[Code that draws figures]

────────

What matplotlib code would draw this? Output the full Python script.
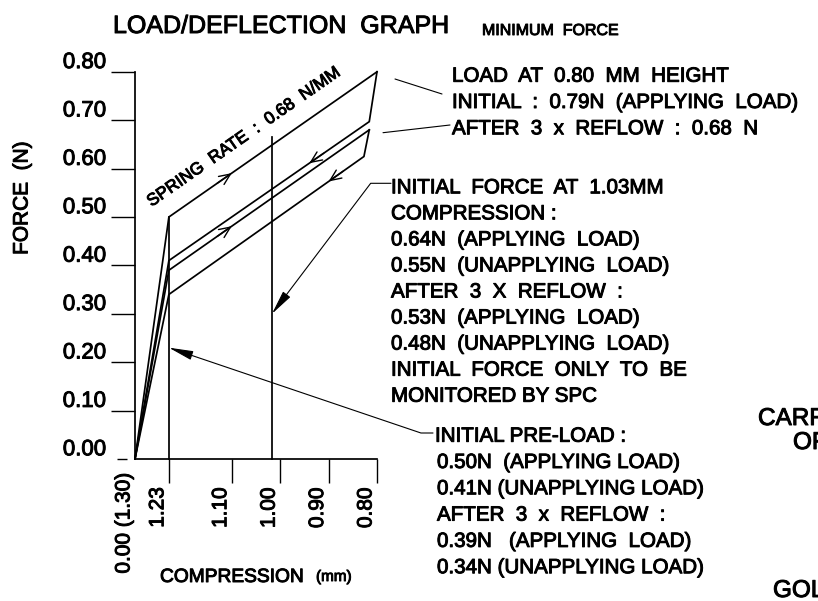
import numpy as np
import matplotlib.pyplot as plt
import matplotlib.patheffects as pe
from matplotlib.text import Text
from matplotlib.transforms import ScaledTranslation

plt.rcParams['font.family'] = ['Liberation Sans', 'DejaVu Sans']

W, H = 818, 601
PX = 484.0            # pixels per unit (mm or N), same on both axes
X0, Y0 = 135, 459     # pixel position of (1.30 mm, 0 N)

# axis ticks
force_ticks = [0.00, 0.10, 0.20, 0.30, 0.40, 0.50, 0.60, 0.70, 0.80]
comp_start = 1.30
comp_ticks = [1.23, 1.10, 1.00, 0.90, 0.80]

# load curves: compression (mm) vs force (N)
init_apply_x = [1.30, 1.23, 0.80]
init_apply_y = [0.00, 0.50, 0.80]
init_release_x = [0.80, 0.816, 1.23, 1.30]
init_release_y = [0.80, 0.697, 0.41, 0.00]
reflow_apply_x = [1.30, 1.23, 0.816]
reflow_apply_y = [0.00, 0.39, 0.68]
reflow_release_x = [0.816, 0.827, 1.23, 1.30]
reflow_release_y = [0.68, 0.625, 0.34, 0.00]

# reference verticals
preload_x, preload_top = 1.23, 0.50
check_x, check_top = 1.017, 0.665

# direction arrows: (curve, compression, travel)
arrow_marks = [
    ((init_apply_x, init_apply_y), 1.10, 'load'),
    ((init_release_x, init_release_y), 0.94, 'unload'),
    ((reflow_apply_x, reflow_apply_y), 1.10, 'load'),
    ((reflow_release_x, reflow_release_y), 0.90, 'unload'),
]

# leader targets
check_arrow_force = 0.30
preload_arrow_force = 0.23

block_load = ["LOAD  AT  0.80  MM  HEIGHT",
              "INITIAL  :  0.79N  (APPLYING  LOAD)",
              "AFTER  3  x  REFLOW  :  0.68  N"]
block_force = ["INITIAL  FORCE  AT  1.03MM",
               "COMPRESSION :",
               "0.64N  (APPLYING  LOAD)",
               "0.55N  (UNAPPLYING  LOAD)",
               "AFTER  3  X  REFLOW  :",
               "0.53N  (APPLYING  LOAD)",
               "0.48N  (UNAPPLYING  LOAD)",
               "INITIAL  FORCE  ONLY  TO  BE",
               "MONITORED BY SPC"]
block_preload = ["INITIAL PRE-LOAD :",
                 "0.50N  (APPLYING LOAD)",
                 "0.41N (UNAPPLYING LOAD)",
                 "AFTER  3  x  REFLOW  :",
                 "0.39N   (APPLYING  LOAD)",
                 "0.34N (UNAPPLYING LOAD)"]


def fp(x, y):
    # figure fraction from pixel position (top-left origin)
    return x / W, 1 - y / H


def on_curve(xs, ys, c):
    order = np.argsort(xs)
    return float(np.interp(c, np.asarray(xs)[order], np.asarray(ys)[order]))


fig = plt.figure(figsize=(W / 100, H / 100), dpi=100)
ax = fig.add_axes([0, 0, 1, 1])
ax.set_xlim(comp_start + X0 / PX, comp_start - (W - X0) / PX)
ax.set_ylim(-(H - Y0) / PX, Y0 / PX)
ax.patch.set_visible(False)

lw = 1.25
for xs, ys in [(init_apply_x, init_apply_y), (init_release_x, init_release_y),
               (reflow_apply_x, reflow_apply_y), (reflow_release_x, reflow_release_y)]:
    ax.plot(xs, ys, color='black', lw=lw, solid_joinstyle='miter')
ax.plot([preload_x, preload_x], [0, preload_top], color='black', lw=lw)
ax.plot([check_x, check_x], [0, check_top], color='black', lw=lw)

for (xs, ys), c, way in arrow_marks:
    back = c + 0.03 if way == 'load' else c - 0.03
    ax.annotate('', xy=(c, on_curve(xs, ys, c)), xytext=(back, on_curve(xs, ys, back)),
                arrowprops=dict(arrowstyle='->,head_length=0.8,head_width=0.35',
                                lw=1.0, color='black', shrinkA=0, shrinkB=0))

# axes
for s in ['top', 'right']:
    ax.spines[s].set_visible(False)
ax.spines['left'].set_position(('data', comp_start))
ax.spines['left'].set_bounds(0, max(force_ticks))
ax.spines['bottom'].set_position(('data', 0))
ax.spines['bottom'].set_bounds(min(comp_ticks), comp_start)
for s in ['left', 'bottom']:
    ax.spines[s].set_linewidth(lw)

ax.set_yticks(force_ticks)
ax.set_yticklabels([f"{v:.2f}" for v in force_ticks])
ax.tick_params(axis='y', direction='out', length=17.3, width=1.0, pad=3.5, labelsize=16)
for lab in ax.get_yticklabels():
    lab.set_va('baseline')
    lab.set_transform(lab.get_transform() + ScaledTranslation(0, 0.037, fig.dpi_scale_trans))
zero_tick = ax.yaxis.get_major_ticks()[0]
zero_tick.tick1line.set_markersize(7.2)
zero_tick.tick1line.set_transform(zero_tick.tick1line.get_transform()
                                  + ScaledTranslation(-0.08, 0, fig.dpi_scale_trans))

ax.set_xticks([comp_start] + comp_ticks)
ax.set_xticklabels(["0.00 (1.30)"] + [f"{v:.2f}" for v in comp_ticks],
                   rotation=90, va='top', ha='center', fontsize=15)
ax.tick_params(axis='x', direction='out', length=17.3, width=1.0, pad=3)
for i, lab in enumerate(ax.get_xticklabels()):
    dy = 0.15 if i == 0 else 0
    lab.set_transform(lab.get_transform() + ScaledTranslation(-0.11, dy, fig.dpi_scale_trans))
ax.xaxis.get_major_ticks()[0].tick1line.set_visible(False)

# titles and axis names
fig.text(*fp(113, 33), "LOAD/DEFLECTION  GRAPH", fontsize=18, va='baseline')
fig.text(*fp(482, 35), "MINIMUM  FORCE", fontsize=11.5, va='baseline')
fig.text(*fp(22, 198), "FORCE  (N)", fontsize=15, rotation=90, ha='center', va='center')
fig.text(*fp(160, 582), "COMPRESSION", fontsize=13.8, va='baseline')
fig.text(*fp(316, 581), "(mm)", fontsize=11, va='baseline')

slope = np.degrees(np.arctan2(init_apply_y[2] - init_apply_y[1], init_apply_x[1] - init_apply_x[2]))
fig.text(*fp(244, 137), "SPRING  RATE  :  0.68  N/MM", fontsize=12.3, rotation=slope,
         rotation_mode='anchor', ha='center', va='center')

# annotation blocks
for i, s in enumerate(block_load):
    fig.text(*fp(452, 81.7 + 26.3 * i), s, fontsize=14.8, va='baseline')
for i, s in enumerate(block_force):
    fig.text(*fp(391, 193.3 + 26.05 * i), s, fontsize=14.8, va='baseline')
for i, s in enumerate(block_preload):
    fig.text(*fp(435 if i == 0 else 437, 441.7 + 26.3 * i), s, fontsize=14.8, va='baseline')

# clipped labels from the surrounding drawing
fig.text(*fp(758, 425), "CARR", fontsize=17.5, va='baseline')
fig.text(*fp(793, 449), "OF", fontsize=17.5, va='baseline')
fig.text(*fp(773, 597), "GOL", fontsize=17.5, va='baseline')

# leader lines
thin = dict(arrowstyle='-', lw=0.8, color='black', shrinkA=0, shrinkB=0)
ax.annotate('', xy=(442, H - 94), xycoords='figure pixels',
            xytext=(395, H - 79), textcoords='figure pixels', arrowprops=thin)
ax.annotate('', xy=(450, H - 125), xycoords='figure pixels',
            xytext=(383, H - 132.7), textcoords='figure pixels', arrowprops=thin)

head = '-|>,head_length=1.5,head_width=0.28'
ax.annotate('', xy=(check_x, check_arrow_force), xytext=(391, H - 183.3),
            textcoords='figure pixels',
            arrowprops=dict(arrowstyle=head, lw=0.8, color='black', shrinkA=0, shrinkB=0,
                            connectionstyle='angle,angleA=0,angleB=52.9,rad=0'))
ax.annotate('', xy=(preload_x, preload_arrow_force), xytext=(433, H - 433),
            textcoords='figure pixels',
            arrowprops=dict(arrowstyle=head, lw=0.8, color='black', shrinkA=0, shrinkB=0,
                            connectionstyle='angle,angleA=0,angleB=-18.7,rad=0'))

# heavier CAD-like strokes for all text
bold = [pe.withStroke(linewidth=0.7, foreground='black')]
for t in fig.findobj(Text):
    t.set_path_effects(bold)

fig.savefig('out.png', dpi=100, facecolor='white')
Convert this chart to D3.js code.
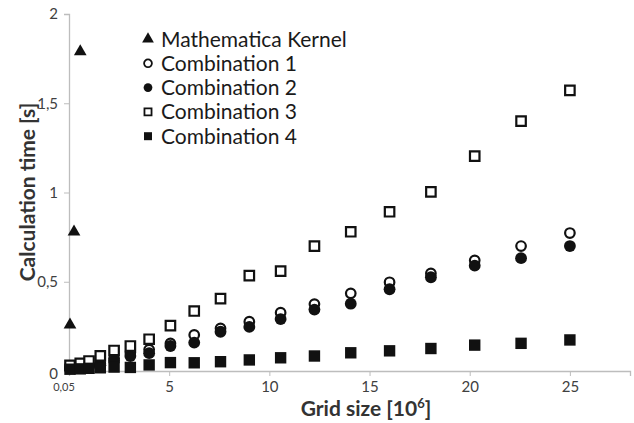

────────

## Your goal
Return, please, the exact lines from the beginning of the entries above through the line containing "X0, Y0 = 135, 459", both included; pictures are left out.

## Task output
What matplotlib code would draw this? Output the full Python script.
import numpy as np
import matplotlib.pyplot as plt
import matplotlib.patheffects as pe
from matplotlib.text import Text
from matplotlib.transforms import ScaledTranslation

plt.rcParams['font.family'] = ['Liberation Sans', 'DejaVu Sans']

W, H = 818, 601
PX = 484.0            # pixels per unit (mm or N), same on both axes
X0, Y0 = 135, 459     # pixel position of (1.30 mm, 0 N)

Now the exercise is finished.